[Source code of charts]
☆ ☆ ☆ ☆ ☆

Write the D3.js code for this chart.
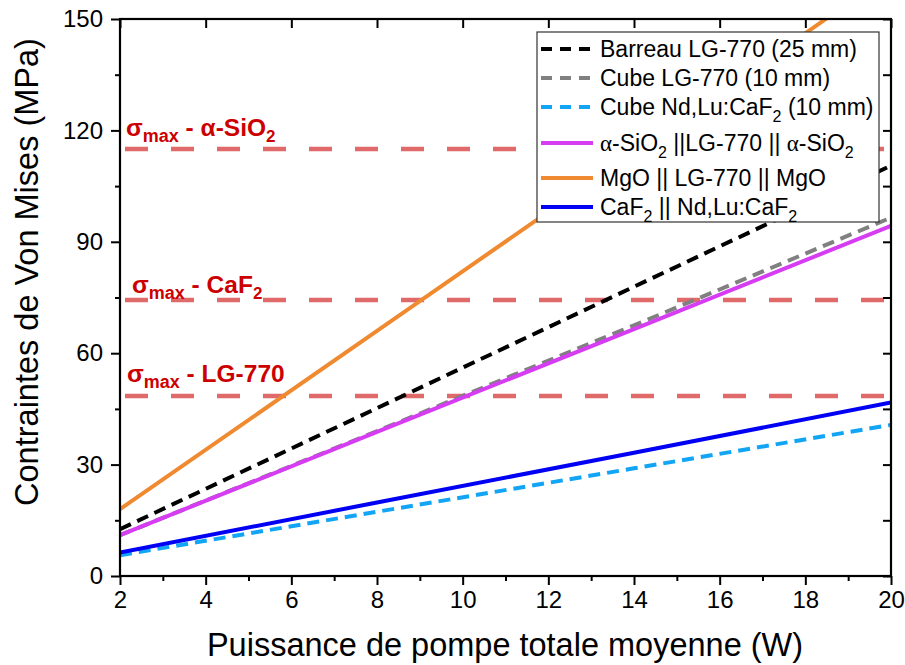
<!DOCTYPE html>
<html>
<head>
<meta charset="utf-8">
<script src="https://cdn.jsdelivr.net/npm/d3@7"></script>
<style>
  html, body { margin: 0; padding: 0; background: #fff; }
  svg { display: block; font-family: Arial, "Liberation Sans", sans-serif; }
</style>
</head>
<body>
<div id="chart"></div>
<script>
// ---------- data ----------
const powerW = [2, 8, 14, 20];
const barreauLG770 = [12.6, 45.2, 77.9, 110.5];
const cubeLG770 = [11.0, 39.0, 67.5, 96.5];
const cubeNdLuCaF2 = [5.6, 17.3, 29.0, 40.7];
const siO2LG770 = [11.0, 38.8, 66.5, 94.3];
const mgoLG770 = [18.0, 66.0, 114.1, 162.2];
const caF2NdLuCaF2 = [6.3, 19.8, 33.2, 46.7];

const sigmaMaxValues = [115.0, 74.3, 48.5];
const sigmaMaxMaterials = [
  [{t: "α-SiO"}, {t: "2", sub: true}],
  [{t: "CaF"}, {t: "2", sub: true}],
  [{t: "LG-770"}]
];

const xTickValues = [2, 4, 6, 8, 10, 12, 14, 16, 18, 20];
const yTickValues = [0, 30, 60, 90, 120, 150];
const xMinorValues = [3, 5, 7, 9, 11, 13, 15, 17, 19];
const yMinorValues = [15, 45, 75, 105, 135];

const xTitle = "Puissance de pompe totale moyenne (W)";
const yTitle = "Contraintes de Von Mises (MPa)";

const seriesNames = [
  [{t: "Barreau LG-770 (25 mm)"}],
  [{t: "Cube LG-770 (10 mm)"}],
  [{t: "Cube Nd,Lu:CaF"}, {t: "2", sub: true}, {t: " (10 mm)"}],
  [{t: "α", greek: true}, {t: "-SiO"}, {t: "2", sub: true}, {t: " ||LG-770 || "}, {t: "α", greek: true}, {t: "-SiO"}, {t: "2", sub: true}],
  [{t: "MgO || LG-770 || MgO"}],
  [{t: "CaF"}, {t: "2", sub: true}, {t: " || Nd,Lu:CaF"}, {t: "2", sub: true}]
];
const seriesValues = [barreauLG770, cubeLG770, cubeNdLuCaF2, siO2LG770, mgoLG770, caF2NdLuCaF2];

// ---------- styles ----------
const seriesStyles = [
  {color: "#000000", dash: "12,7"},
  {color: "#808080", dash: "12,7"},
  {color: "#12a4f5", dash: "12,7"},
  {color: "#d63cf2", dash: null},
  {color: "#f08a30", dash: null},
  {color: "#0000f5", dash: null}
];
const legendRowY = [49, 78, 107, 143, 178, 207];

const W = 905, H = 665;
const m = {left: 120, right: 891, top: 19, bottom: 576};

const svg = d3.select("#chart").append("svg").attr("width", W).attr("height", H);

const x = d3.scaleLinear().domain([2, 20]).range([m.left, m.right]);
const y = d3.scaleLinear().domain([0, 150]).range([m.bottom, m.top]);

svg.append("defs").append("clipPath").attr("id", "plotclip")
  .append("rect").attr("x", m.left).attr("y", m.top)
  .attr("width", m.right - m.left).attr("height", m.bottom - m.top);

// sigma max dashed lines
const redLine = "#e06a6a";
const labelRed = "#cc0000";
svg.append("g").selectAll("line").data(sigmaMaxValues).join("line")
  .attr("x1", m.left + 5).attr("x2", m.right - 7)
  .attr("y1", d => y(d)).attr("y2", d => y(d))
  .attr("stroke", redLine).attr("stroke-width", 4.5)
  .attr("stroke-dasharray", "23,23");

// series lines
const line = d3.line().x((d, i) => x(powerW[i])).y(d => y(d));
const gSeries = svg.append("g").attr("clip-path", "url(#plotclip)");
seriesValues.forEach((vals, i) => {
  gSeries.append("path").datum(vals)
    .attr("d", line)
    .attr("fill", "none")
    .attr("stroke", seriesStyles[i].color)
    .attr("stroke-width", 4)
    .attr("stroke-dasharray", seriesStyles[i].dash);
});

// rich text helper (subscripts via dy; shift restored on the next tspan)
function richText(sel, parts, subFs, subDy, startShift) {
  let shift = startShift || 0;
  parts.forEach(p => {
    const ts = sel.append("tspan").text(p.t);
    let dy = -shift;
    if (p.sub) { ts.attr("font-size", subFs); dy += subDy; shift = subDy; }
    else shift = 0;
    if (dy !== 0) ts.attr("dy", dy);
    if (p.greek) ts.attr("font-family", "'Liberation Serif', 'Times New Roman', serif");
  });
}

// sigma max labels
const labelPos = [[126, 136], [132, 293], [127, 382]];
sigmaMaxMaterials.forEach((parts, i) => {
  const t = svg.append("text")
    .attr("x", labelPos[i][0]).attr("y", labelPos[i][1])
    .attr("fill", labelRed).attr("font-weight", "bold").attr("font-size", 24.5);
  t.append("tspan").text("σ");
  t.append("tspan").attr("font-size", 18).attr("dy", 6).text("max");
  t.append("tspan").attr("dy", -6).text(" - ");
  richText(t, parts, 17, 6, 0);
});

// axes
const axisG = svg.append("g");
axisG.append("g").attr("transform", `translate(0,${m.bottom})`)
  .call(d3.axisBottom(x).tickValues(xTickValues).tickSize(9).tickPadding(6).tickFormat(d3.format("d")))
  .call(g => g.select(".domain").remove())
  .call(g => g.selectAll("line").attr("stroke-width", 2))
  .call(g => g.selectAll("text").attr("font-size", 24).attr("fill", "#000")
    .attr("font-family", "Arial, 'Liberation Sans', sans-serif"));
axisG.append("g").attr("transform", `translate(0,${m.bottom})`)
  .call(d3.axisBottom(x).tickValues(xMinorValues).tickSize(5).tickFormat(""))
  .call(g => g.select(".domain").remove())
  .call(g => g.selectAll("line").attr("stroke-width", 2));

axisG.append("g").attr("transform", `translate(${m.left},0)`)
  .call(d3.axisLeft(y).tickValues(yTickValues).tickSize(9).tickPadding(8).tickFormat(d3.format("d")))
  .call(g => g.select(".domain").remove())
  .call(g => g.selectAll("line").attr("stroke-width", 2))
  .call(g => g.selectAll("text").attr("font-size", 24).attr("fill", "#000")
    .attr("font-family", "Arial, 'Liberation Sans', sans-serif"));
axisG.append("g").attr("transform", `translate(${m.left},0)`)
  .call(d3.axisLeft(y).tickValues(yMinorValues).tickSize(5).tickFormat(""))
  .call(g => g.select(".domain").remove())
  .call(g => g.selectAll("line").attr("stroke-width", 2));

// top (inward) and right (inward) ticks
axisG.append("g").attr("transform", `translate(0,${m.top})`)
  .call(d3.axisTop(x).tickValues(xTickValues).tickSize(-9).tickFormat(""))
  .call(g => g.select(".domain").remove())
  .call(g => g.selectAll("line").attr("stroke-width", 2));
axisG.append("g").attr("transform", `translate(${m.right},0)`)
  .call(d3.axisRight(y).tickValues(yTickValues.concat(yMinorValues)).tickSize(-8).tickFormat(""))
  .call(g => g.select(".domain").remove())
  .call(g => g.selectAll("line").attr("stroke-width", 2));

// frame
svg.append("rect").attr("x", m.left).attr("y", m.top)
  .attr("width", m.right - m.left).attr("height", m.bottom - m.top)
  .attr("fill", "none").attr("stroke", "#000").attr("stroke-width", 2.2);

// axis titles
svg.append("text").attr("x", 505).attr("y", 656)
  .attr("text-anchor", "middle").attr("font-size", 32.5).attr("fill", "#000").text(xTitle);
svg.append("text").attr("transform", `translate(38,272) rotate(-90)`)
  .attr("text-anchor", "middle").attr("font-size", 32.5).attr("fill", "#000").text(yTitle);

// legend
const lg = svg.append("g");
lg.append("rect").attr("x", 537).attr("y", 32).attr("width", 342).attr("height", 190)
  .attr("fill", "#fff").attr("stroke", "#333").attr("stroke-width", 1.2);
seriesNames.forEach((parts, i) => {
  const yy = legendRowY[i];
  lg.append("line").attr("x1", 541).attr("x2", 593).attr("y1", yy).attr("y2", yy)
    .attr("stroke", seriesStyles[i].color).attr("stroke-width", 4)
    .attr("stroke-dasharray", seriesStyles[i].dash ? "11,8" : null);
  const t = lg.append("text").attr("x", 600).attr("y", yy + 8)
    .attr("font-size", 23).attr("fill", "#000");
  richText(t, parts, 16, 7, 0);
});
</script>
</body>
</html>
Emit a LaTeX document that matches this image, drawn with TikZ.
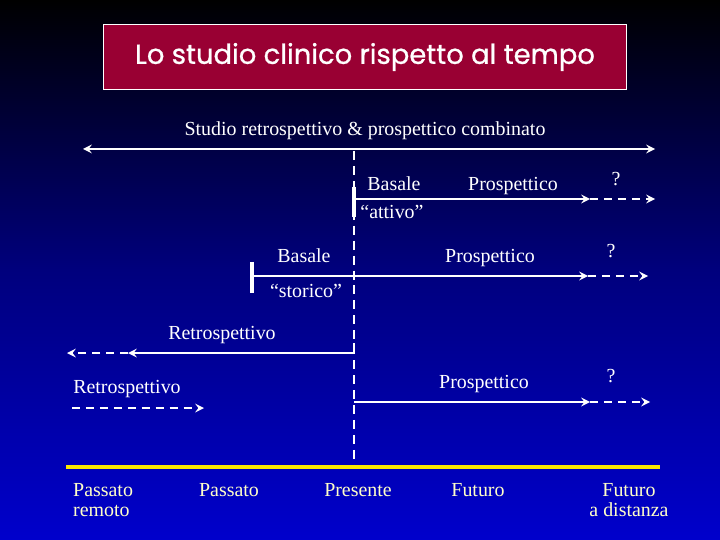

☆ ☆ ☆ ☆ ☆

Exercise details: Print the entries as they stand, first line through the line holding "d3.scaleLinear().domain([0, 150]).range([m.bottom, m.top]);", with every picture removed.

Solved exercise:
Write the D3.js code for this chart.
<!DOCTYPE html>
<html>
<head>
<meta charset="utf-8">
<script src="https://cdn.jsdelivr.net/npm/d3@7"></script>
<style>
  html, body { margin: 0; padding: 0; background: #fff; }
  svg { display: block; font-family: Arial, "Liberation Sans", sans-serif; }
</style>
</head>
<body>
<div id="chart"></div>
<script>
// ---------- data ----------
const powerW = [2, 8, 14, 20];
const barreauLG770 = [12.6, 45.2, 77.9, 110.5];
const cubeLG770 = [11.0, 39.0, 67.5, 96.5];
const cubeNdLuCaF2 = [5.6, 17.3, 29.0, 40.7];
const siO2LG770 = [11.0, 38.8, 66.5, 94.3];
const mgoLG770 = [18.0, 66.0, 114.1, 162.2];
const caF2NdLuCaF2 = [6.3, 19.8, 33.2, 46.7];

const sigmaMaxValues = [115.0, 74.3, 48.5];
const sigmaMaxMaterials = [
  [{t: "α-SiO"}, {t: "2", sub: true}],
  [{t: "CaF"}, {t: "2", sub: true}],
  [{t: "LG-770"}]
];

const xTickValues = [2, 4, 6, 8, 10, 12, 14, 16, 18, 20];
const yTickValues = [0, 30, 60, 90, 120, 150];
const xMinorValues = [3, 5, 7, 9, 11, 13, 15, 17, 19];
const yMinorValues = [15, 45, 75, 105, 135];

const xTitle = "Puissance de pompe totale moyenne (W)";
const yTitle = "Contraintes de Von Mises (MPa)";

const seriesNames = [
  [{t: "Barreau LG-770 (25 mm)"}],
  [{t: "Cube LG-770 (10 mm)"}],
  [{t: "Cube Nd,Lu:CaF"}, {t: "2", sub: true}, {t: " (10 mm)"}],
  [{t: "α", greek: true}, {t: "-SiO"}, {t: "2", sub: true}, {t: " ||LG-770 || "}, {t: "α", greek: true}, {t: "-SiO"}, {t: "2", sub: true}],
  [{t: "MgO || LG-770 || MgO"}],
  [{t: "CaF"}, {t: "2", sub: true}, {t: " || Nd,Lu:CaF"}, {t: "2", sub: true}]
];
const seriesValues = [barreauLG770, cubeLG770, cubeNdLuCaF2, siO2LG770, mgoLG770, caF2NdLuCaF2];

// ---------- styles ----------
const seriesStyles = [
  {color: "#000000", dash: "12,7"},
  {color: "#808080", dash: "12,7"},
  {color: "#12a4f5", dash: "12,7"},
  {color: "#d63cf2", dash: null},
  {color: "#f08a30", dash: null},
  {color: "#0000f5", dash: null}
];
const legendRowY = [49, 78, 107, 143, 178, 207];

const W = 905, H = 665;
const m = {left: 120, right: 891, top: 19, bottom: 576};

const svg = d3.select("#chart").append("svg").attr("width", W).attr("height", H);

const x = d3.scaleLinear().domain([2, 20]).range([m.left, m.right]);
const y = d3.scaleLinear().domain([0, 150]).range([m.bottom, m.top]);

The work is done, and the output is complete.